:: Work to be completed ::
Would you transcribe the listing that follows, character for character, and omit its images?

:: Data section ::

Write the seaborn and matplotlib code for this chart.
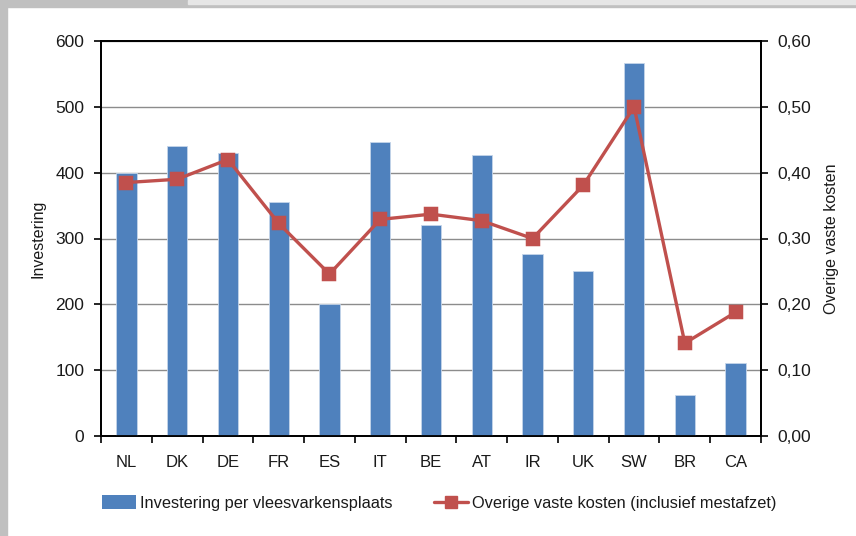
import matplotlib
matplotlib.use("Agg")
import matplotlib.pyplot as plt
import matplotlib.ticker as mticker
from matplotlib.patches import Rectangle
from matplotlib.lines import Line2D
import seaborn as sns
import pandas as pd

countries = ["NL", "DK", "DE", "FR", "ES", "IT", "BE", "AT", "IR", "UK", "SW", "BR", "CA"]
investering = [400, 440, 430, 355, 200, 446, 320, 427, 276, 250, 566, 62, 111]
overige_kosten = [0.385, 0.39, 0.42, 0.323, 0.246, 0.329, 0.337, 0.327, 0.30, 0.381, 0.50, 0.141, 0.188]

bar_label = "Investering per vleesvarkensplaats"
line_label = "Overige vaste kosten (inclusief mestafzet)"

sns.set_theme(style="white")
plt.rcParams["font.family"] = ["Liberation Sans", "DejaVu Sans"]

BLUE = "#4F81BD"
RED = "#C0504D"
TXT = "#1a1a1a"

df = pd.DataFrame({"land": countries, "inv": investering, "kost": overige_kosten})

fig = plt.figure(figsize=(8.56, 5.36), dpi=100)
ax = fig.add_axes([101/856, 1-436/536, 660/856, 395/536])
ax2 = ax.twinx()

# frame decorations
fig.patches.append(Rectangle((0, 0), 7/856, 1, transform=fig.transFigure, color="#c0c0c0", zorder=0))
fig.patches.append(Rectangle((0, 1-7/536), 1, 7/536, transform=fig.transFigure, color="#c0c0c0", zorder=0))
fig.patches.append(Rectangle((188/856, 1-4/536), 1, 4/536, transform=fig.transFigure, color="#e6e6e6", zorder=1))

sns.barplot(data=df, x="land", y="inv", ax=ax, color=BLUE, width=0.4, saturation=1,
            edgecolor="#c5d5ea", linewidth=0.6, zorder=3)
sns.pointplot(data=df, x="land", y="kost", ax=ax2, color=RED, markers="s",
              markersize=9, linewidth=2.4, zorder=4)

for a in (ax, ax2):
    a.set_xlim(-0.5, len(countries) - 0.5)

ax.set_ylim(0, 600)
ax.set_yticks(range(0, 601, 100))
ax2.set_ylim(0, 0.6)
ax2.set_yticks([i/10 for i in range(7)])
ax2.yaxis.set_major_formatter(mticker.FuncFormatter(lambda v, p: f"{v:.2f}".replace(".", ",")))

ax.yaxis.grid(True, color="#8c8c8c", linewidth=1.0)
ax.set_axisbelow(True)
ax2.grid(False)

ax.set_xlabel("")
ax.set_ylabel("Investering", fontsize=11.5, color=TXT, labelpad=7)
ax2.set_ylabel("Overige vaste kosten", fontsize=11.5, color=TXT, labelpad=9)

# x ticks between categories
ax.set_xticks(range(len(countries)))
ax.set_xticklabels(countries)
ax.set_xticks([i - 0.5 for i in range(len(countries) + 1)], minor=True)
ax.tick_params(axis="x", which="major", length=0, pad=14, labelsize=12, labelcolor=TXT)
ax.tick_params(axis="x", which="minor", length=5, width=1.2, color="black", direction="out", bottom=True)
ax.tick_params(axis="y", length=5, width=1.2, color="black", direction="out", left=True, labelsize=12.5, labelcolor=TXT, pad=7)
ax2.tick_params(axis="y", length=5, width=1.2, color="black", direction="out", right=True, labelsize=12.5, labelcolor=TXT, pad=7)
ax2.tick_params(axis="x", length=0)
ax2.set_xlabel("")

for a in (ax, ax2):
    for s in a.spines.values():
        s.set_visible(True)
        s.set_color("black")
        s.set_linewidth(1.3)

handles = [Rectangle((0, 0), 1, 1, facecolor=BLUE, edgecolor="none"),
           Line2D([0], [0], color=RED, lw=2.4, marker="s", markersize=9)]
fig.legend(handles, [bar_label, line_label], loc="center", bbox_to_anchor=(439/856, 1-503/536),
           ncol=2, frameon=False, fontsize=11.8, handlelength=2.1, handleheight=0.9,
           handletextpad=0.25, columnspacing=2.5, labelcolor=TXT)

fig.savefig("out.png", dpi=100, facecolor="white")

:: Completed task ::
Write the seaborn and matplotlib code for this chart.
import matplotlib
matplotlib.use("Agg")
import matplotlib.pyplot as plt
import matplotlib.ticker as mticker
from matplotlib.patches import Rectangle
from matplotlib.lines import Line2D
import seaborn as sns
import pandas as pd

countries = ["NL", "DK", "DE", "FR", "ES", "IT", "BE", "AT", "IR", "UK", "SW", "BR", "CA"]
investering = [400, 440, 430, 355, 200, 446, 320, 427, 276, 250, 566, 62, 111]
overige_kosten = [0.385, 0.39, 0.42, 0.323, 0.246, 0.329, 0.337, 0.327, 0.30, 0.381, 0.50, 0.141, 0.188]

bar_label = "Investering per vleesvarkensplaats"
line_label = "Overige vaste kosten (inclusief mestafzet)"

sns.set_theme(style="white")
plt.rcParams["font.family"] = ["Liberation Sans", "DejaVu Sans"]

BLUE = "#4F81BD"
RED = "#C0504D"
TXT = "#1a1a1a"

df = pd.DataFrame({"land": countries, "inv": investering, "kost": overige_kosten})

fig = plt.figure(figsize=(8.56, 5.36), dpi=100)
ax = fig.add_axes([101/856, 1-436/536, 660/856, 395/536])
ax2 = ax.twinx()

# frame decorations
fig.patches.append(Rectangle((0, 0), 7/856, 1, transform=fig.transFigure, color="#c0c0c0", zorder=0))
fig.patches.append(Rectangle((0, 1-7/536), 1, 7/536, transform=fig.transFigure, color="#c0c0c0", zorder=0))
fig.patches.append(Rectangle((188/856, 1-4/536), 1, 4/536, transform=fig.transFigure, color="#e6e6e6", zorder=1))

sns.barplot(data=df, x="land", y="inv", ax=ax, color=BLUE, width=0.4, saturation=1,
            edgecolor="#c5d5ea", linewidth=0.6, zorder=3)
sns.pointplot(data=df, x="land", y="kost", ax=ax2, color=RED, markers="s",
              markersize=9, linewidth=2.4, zorder=4)

for a in (ax, ax2):
    a.set_xlim(-0.5, len(countries) - 0.5)

ax.set_ylim(0, 600)
ax.set_yticks(range(0, 601, 100))
ax2.set_ylim(0, 0.6)
ax2.set_yticks([i/10 for i in range(7)])
ax2.yaxis.set_major_formatter(mticker.FuncFormatter(lambda v, p: f"{v:.2f}".replace(".", ",")))

ax.yaxis.grid(True, color="#8c8c8c", linewidth=1.0)
ax.set_axisbelow(True)
ax2.grid(False)

ax.set_xlabel("")
ax.set_ylabel("Investering", fontsize=11.5, color=TXT, labelpad=7)
ax2.set_ylabel("Overige vaste kosten", fontsize=11.5, color=TXT, labelpad=9)

# x ticks between categories
ax.set_xticks(range(len(countries)))
ax.set_xticklabels(countries)
ax.set_xticks([i - 0.5 for i in range(len(countries) + 1)], minor=True)
ax.tick_params(axis="x", which="major", length=0, pad=14, labelsize=12, labelcolor=TXT)
ax.tick_params(axis="x", which="minor", length=5, width=1.2, color="black", direction="out", bottom=True)
ax.tick_params(axis="y", length=5, width=1.2, color="black", direction="out", left=True, labelsize=12.5, labelcolor=TXT, pad=7)
ax2.tick_params(axis="y", length=5, width=1.2, color="black", direction="out", right=True, labelsize=12.5, labelcolor=TXT, pad=7)
ax2.tick_params(axis="x", length=0)
ax2.set_xlabel("")

for a in (ax, ax2):
    for s in a.spines.values():
        s.set_visible(True)
        s.set_color("black")
        s.set_linewidth(1.3)

handles = [Rectangle((0, 0), 1, 1, facecolor=BLUE, edgecolor="none"),
           Line2D([0], [0], color=RED, lw=2.4, marker="s", markersize=9)]
fig.legend(handles, [bar_label, line_label], loc="center", bbox_to_anchor=(439/856, 1-503/536),
           ncol=2, frameon=False, fontsize=11.8, handlelength=2.1, handleheight=0.9,
           handletextpad=0.25, columnspacing=2.5, labelcolor=TXT)

fig.savefig("out.png", dpi=100, facecolor="white")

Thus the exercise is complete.